Problem to work on:
Please retype the data in full and exactly; the pictures are not part of the copy.

--- --- ---

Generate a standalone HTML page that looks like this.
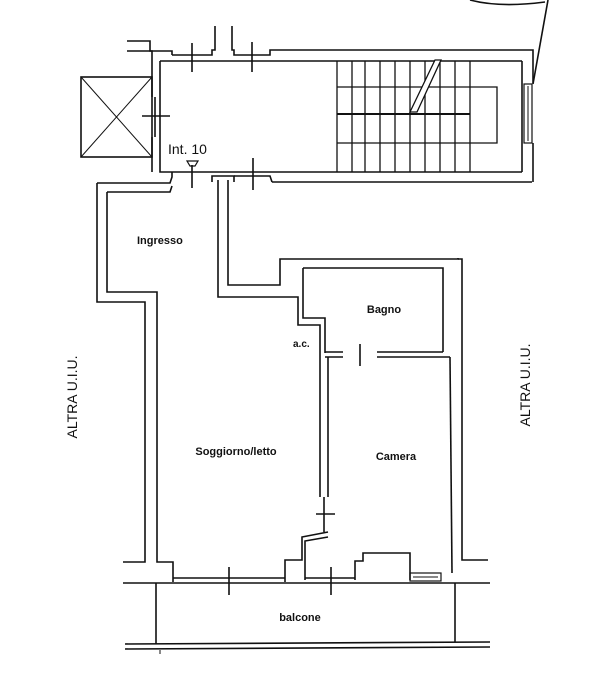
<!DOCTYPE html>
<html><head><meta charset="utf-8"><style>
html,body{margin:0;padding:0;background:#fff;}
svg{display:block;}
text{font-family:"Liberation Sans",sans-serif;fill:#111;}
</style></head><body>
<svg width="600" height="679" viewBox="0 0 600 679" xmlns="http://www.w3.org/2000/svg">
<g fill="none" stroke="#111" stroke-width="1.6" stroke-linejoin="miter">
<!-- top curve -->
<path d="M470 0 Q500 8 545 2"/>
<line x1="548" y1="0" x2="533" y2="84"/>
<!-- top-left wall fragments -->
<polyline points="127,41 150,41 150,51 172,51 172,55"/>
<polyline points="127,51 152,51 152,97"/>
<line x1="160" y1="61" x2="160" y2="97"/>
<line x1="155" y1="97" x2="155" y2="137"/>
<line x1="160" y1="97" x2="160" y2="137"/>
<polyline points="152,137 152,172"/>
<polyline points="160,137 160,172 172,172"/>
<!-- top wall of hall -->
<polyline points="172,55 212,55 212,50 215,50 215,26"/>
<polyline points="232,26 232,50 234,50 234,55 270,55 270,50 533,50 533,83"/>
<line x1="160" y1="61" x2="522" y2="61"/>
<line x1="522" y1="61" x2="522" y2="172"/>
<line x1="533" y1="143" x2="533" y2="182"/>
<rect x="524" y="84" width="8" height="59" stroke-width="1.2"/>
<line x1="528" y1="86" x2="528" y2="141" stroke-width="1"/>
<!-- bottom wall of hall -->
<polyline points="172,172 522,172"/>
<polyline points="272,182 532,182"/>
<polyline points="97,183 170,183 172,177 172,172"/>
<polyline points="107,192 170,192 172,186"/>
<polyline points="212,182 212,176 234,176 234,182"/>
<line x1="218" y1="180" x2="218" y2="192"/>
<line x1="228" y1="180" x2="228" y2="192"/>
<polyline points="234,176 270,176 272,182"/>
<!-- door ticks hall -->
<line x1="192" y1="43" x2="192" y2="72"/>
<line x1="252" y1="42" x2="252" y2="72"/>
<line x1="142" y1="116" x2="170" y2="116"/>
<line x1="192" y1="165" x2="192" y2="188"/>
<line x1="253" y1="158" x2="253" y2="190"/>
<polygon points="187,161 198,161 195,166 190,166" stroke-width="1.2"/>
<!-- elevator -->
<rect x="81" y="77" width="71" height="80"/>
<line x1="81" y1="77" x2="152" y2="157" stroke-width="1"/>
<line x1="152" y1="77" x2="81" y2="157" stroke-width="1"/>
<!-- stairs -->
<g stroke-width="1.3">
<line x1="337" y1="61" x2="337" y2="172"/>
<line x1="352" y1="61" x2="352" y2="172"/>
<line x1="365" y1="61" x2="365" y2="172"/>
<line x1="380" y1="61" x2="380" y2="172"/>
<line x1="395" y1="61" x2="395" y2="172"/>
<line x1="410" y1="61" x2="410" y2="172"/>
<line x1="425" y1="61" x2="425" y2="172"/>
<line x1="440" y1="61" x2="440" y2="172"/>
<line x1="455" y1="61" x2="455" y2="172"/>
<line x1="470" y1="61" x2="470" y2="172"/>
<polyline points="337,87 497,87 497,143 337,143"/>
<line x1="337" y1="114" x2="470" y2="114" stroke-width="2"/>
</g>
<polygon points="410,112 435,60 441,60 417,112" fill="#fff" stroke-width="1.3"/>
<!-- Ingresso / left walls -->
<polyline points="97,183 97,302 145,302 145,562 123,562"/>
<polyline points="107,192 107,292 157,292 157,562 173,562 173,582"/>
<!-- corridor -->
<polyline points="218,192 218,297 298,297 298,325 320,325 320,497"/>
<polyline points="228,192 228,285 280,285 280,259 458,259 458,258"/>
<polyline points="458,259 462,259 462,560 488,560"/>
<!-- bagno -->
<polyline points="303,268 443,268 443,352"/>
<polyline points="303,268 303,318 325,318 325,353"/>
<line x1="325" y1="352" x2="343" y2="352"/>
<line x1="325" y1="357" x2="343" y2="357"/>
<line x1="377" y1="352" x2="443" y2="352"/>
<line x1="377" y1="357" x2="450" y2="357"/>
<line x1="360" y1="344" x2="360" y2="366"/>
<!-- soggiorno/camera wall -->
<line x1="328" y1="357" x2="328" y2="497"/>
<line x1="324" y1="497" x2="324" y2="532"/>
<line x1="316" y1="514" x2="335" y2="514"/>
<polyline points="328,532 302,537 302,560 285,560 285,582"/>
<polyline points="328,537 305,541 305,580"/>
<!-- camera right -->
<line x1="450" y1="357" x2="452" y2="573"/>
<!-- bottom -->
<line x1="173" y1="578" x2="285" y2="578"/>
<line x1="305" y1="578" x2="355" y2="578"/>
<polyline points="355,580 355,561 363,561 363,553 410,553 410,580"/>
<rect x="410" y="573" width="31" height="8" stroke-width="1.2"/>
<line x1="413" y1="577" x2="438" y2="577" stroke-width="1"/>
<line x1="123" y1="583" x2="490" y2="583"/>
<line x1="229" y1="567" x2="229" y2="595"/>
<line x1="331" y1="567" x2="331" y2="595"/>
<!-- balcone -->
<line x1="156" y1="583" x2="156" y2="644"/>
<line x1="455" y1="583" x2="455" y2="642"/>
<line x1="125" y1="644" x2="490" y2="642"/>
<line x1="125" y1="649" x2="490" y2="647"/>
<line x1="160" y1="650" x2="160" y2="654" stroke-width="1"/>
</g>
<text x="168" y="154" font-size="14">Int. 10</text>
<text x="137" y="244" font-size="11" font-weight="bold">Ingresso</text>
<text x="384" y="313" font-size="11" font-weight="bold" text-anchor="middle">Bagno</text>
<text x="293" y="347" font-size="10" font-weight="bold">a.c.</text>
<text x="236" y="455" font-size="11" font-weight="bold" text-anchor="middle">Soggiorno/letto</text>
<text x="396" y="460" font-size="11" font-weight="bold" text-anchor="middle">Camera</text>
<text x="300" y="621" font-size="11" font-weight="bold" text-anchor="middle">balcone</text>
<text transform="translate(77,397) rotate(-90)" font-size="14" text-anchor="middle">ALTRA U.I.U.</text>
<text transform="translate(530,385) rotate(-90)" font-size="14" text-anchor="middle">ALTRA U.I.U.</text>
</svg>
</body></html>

--- --- ---

Exercise response:
Generate a standalone HTML page that looks like this.
<!DOCTYPE html>
<html><head><meta charset="utf-8"><style>
html,body{margin:0;padding:0;background:#fff;}
svg{display:block;}
text{font-family:"Liberation Sans",sans-serif;fill:#111;}
</style></head><body>
<svg width="600" height="679" viewBox="0 0 600 679" xmlns="http://www.w3.org/2000/svg">
<g fill="none" stroke="#111" stroke-width="1.6" stroke-linejoin="miter">
<!-- top curve -->
<path d="M470 0 Q500 8 545 2"/>
<line x1="548" y1="0" x2="533" y2="84"/>
<!-- top-left wall fragments -->
<polyline points="127,41 150,41 150,51 172,51 172,55"/>
<polyline points="127,51 152,51 152,97"/>
<line x1="160" y1="61" x2="160" y2="97"/>
<line x1="155" y1="97" x2="155" y2="137"/>
<line x1="160" y1="97" x2="160" y2="137"/>
<polyline points="152,137 152,172"/>
<polyline points="160,137 160,172 172,172"/>
<!-- top wall of hall -->
<polyline points="172,55 212,55 212,50 215,50 215,26"/>
<polyline points="232,26 232,50 234,50 234,55 270,55 270,50 533,50 533,83"/>
<line x1="160" y1="61" x2="522" y2="61"/>
<line x1="522" y1="61" x2="522" y2="172"/>
<line x1="533" y1="143" x2="533" y2="182"/>
<rect x="524" y="84" width="8" height="59" stroke-width="1.2"/>
<line x1="528" y1="86" x2="528" y2="141" stroke-width="1"/>
<!-- bottom wall of hall -->
<polyline points="172,172 522,172"/>
<polyline points="272,182 532,182"/>
<polyline points="97,183 170,183 172,177 172,172"/>
<polyline points="107,192 170,192 172,186"/>
<polyline points="212,182 212,176 234,176 234,182"/>
<line x1="218" y1="180" x2="218" y2="192"/>
<line x1="228" y1="180" x2="228" y2="192"/>
<polyline points="234,176 270,176 272,182"/>
<!-- door ticks hall -->
<line x1="192" y1="43" x2="192" y2="72"/>
<line x1="252" y1="42" x2="252" y2="72"/>
<line x1="142" y1="116" x2="170" y2="116"/>
<line x1="192" y1="165" x2="192" y2="188"/>
<line x1="253" y1="158" x2="253" y2="190"/>
<polygon points="187,161 198,161 195,166 190,166" stroke-width="1.2"/>
<!-- elevator -->
<rect x="81" y="77" width="71" height="80"/>
<line x1="81" y1="77" x2="152" y2="157" stroke-width="1"/>
<line x1="152" y1="77" x2="81" y2="157" stroke-width="1"/>
<!-- stairs -->
<g stroke-width="1.3">
<line x1="337" y1="61" x2="337" y2="172"/>
<line x1="352" y1="61" x2="352" y2="172"/>
<line x1="365" y1="61" x2="365" y2="172"/>
<line x1="380" y1="61" x2="380" y2="172"/>
<line x1="395" y1="61" x2="395" y2="172"/>
<line x1="410" y1="61" x2="410" y2="172"/>
<line x1="425" y1="61" x2="425" y2="172"/>
<line x1="440" y1="61" x2="440" y2="172"/>
<line x1="455" y1="61" x2="455" y2="172"/>
<line x1="470" y1="61" x2="470" y2="172"/>
<polyline points="337,87 497,87 497,143 337,143"/>
<line x1="337" y1="114" x2="470" y2="114" stroke-width="2"/>
</g>
<polygon points="410,112 435,60 441,60 417,112" fill="#fff" stroke-width="1.3"/>
<!-- Ingresso / left walls -->
<polyline points="97,183 97,302 145,302 145,562 123,562"/>
<polyline points="107,192 107,292 157,292 157,562 173,562 173,582"/>
<!-- corridor -->
<polyline points="218,192 218,297 298,297 298,325 320,325 320,497"/>
<polyline points="228,192 228,285 280,285 280,259 458,259 458,258"/>
<polyline points="458,259 462,259 462,560 488,560"/>
<!-- bagno -->
<polyline points="303,268 443,268 443,352"/>
<polyline points="303,268 303,318 325,318 325,353"/>
<line x1="325" y1="352" x2="343" y2="352"/>
<line x1="325" y1="357" x2="343" y2="357"/>
<line x1="377" y1="352" x2="443" y2="352"/>
<line x1="377" y1="357" x2="450" y2="357"/>
<line x1="360" y1="344" x2="360" y2="366"/>
<!-- soggiorno/camera wall -->
<line x1="328" y1="357" x2="328" y2="497"/>
<line x1="324" y1="497" x2="324" y2="532"/>
<line x1="316" y1="514" x2="335" y2="514"/>
<polyline points="328,532 302,537 302,560 285,560 285,582"/>
<polyline points="328,537 305,541 305,580"/>
<!-- camera right -->
<line x1="450" y1="357" x2="452" y2="573"/>
<!-- bottom -->
<line x1="173" y1="578" x2="285" y2="578"/>
<line x1="305" y1="578" x2="355" y2="578"/>
<polyline points="355,580 355,561 363,561 363,553 410,553 410,580"/>
<rect x="410" y="573" width="31" height="8" stroke-width="1.2"/>
<line x1="413" y1="577" x2="438" y2="577" stroke-width="1"/>
<line x1="123" y1="583" x2="490" y2="583"/>
<line x1="229" y1="567" x2="229" y2="595"/>
<line x1="331" y1="567" x2="331" y2="595"/>
<!-- balcone -->
<line x1="156" y1="583" x2="156" y2="644"/>
<line x1="455" y1="583" x2="455" y2="642"/>
<line x1="125" y1="644" x2="490" y2="642"/>
<line x1="125" y1="649" x2="490" y2="647"/>
<line x1="160" y1="650" x2="160" y2="654" stroke-width="1"/>
</g>
<text x="168" y="154" font-size="14">Int. 10</text>
<text x="137" y="244" font-size="11" font-weight="bold">Ingresso</text>
<text x="384" y="313" font-size="11" font-weight="bold" text-anchor="middle">Bagno</text>
<text x="293" y="347" font-size="10" font-weight="bold">a.c.</text>
<text x="236" y="455" font-size="11" font-weight="bold" text-anchor="middle">Soggiorno/letto</text>
<text x="396" y="460" font-size="11" font-weight="bold" text-anchor="middle">Camera</text>
<text x="300" y="621" font-size="11" font-weight="bold" text-anchor="middle">balcone</text>
<text transform="translate(77,397) rotate(-90)" font-size="14" text-anchor="middle">ALTRA U.I.U.</text>
<text transform="translate(530,385) rotate(-90)" font-size="14" text-anchor="middle">ALTRA U.I.U.</text>
</svg>
</body></html>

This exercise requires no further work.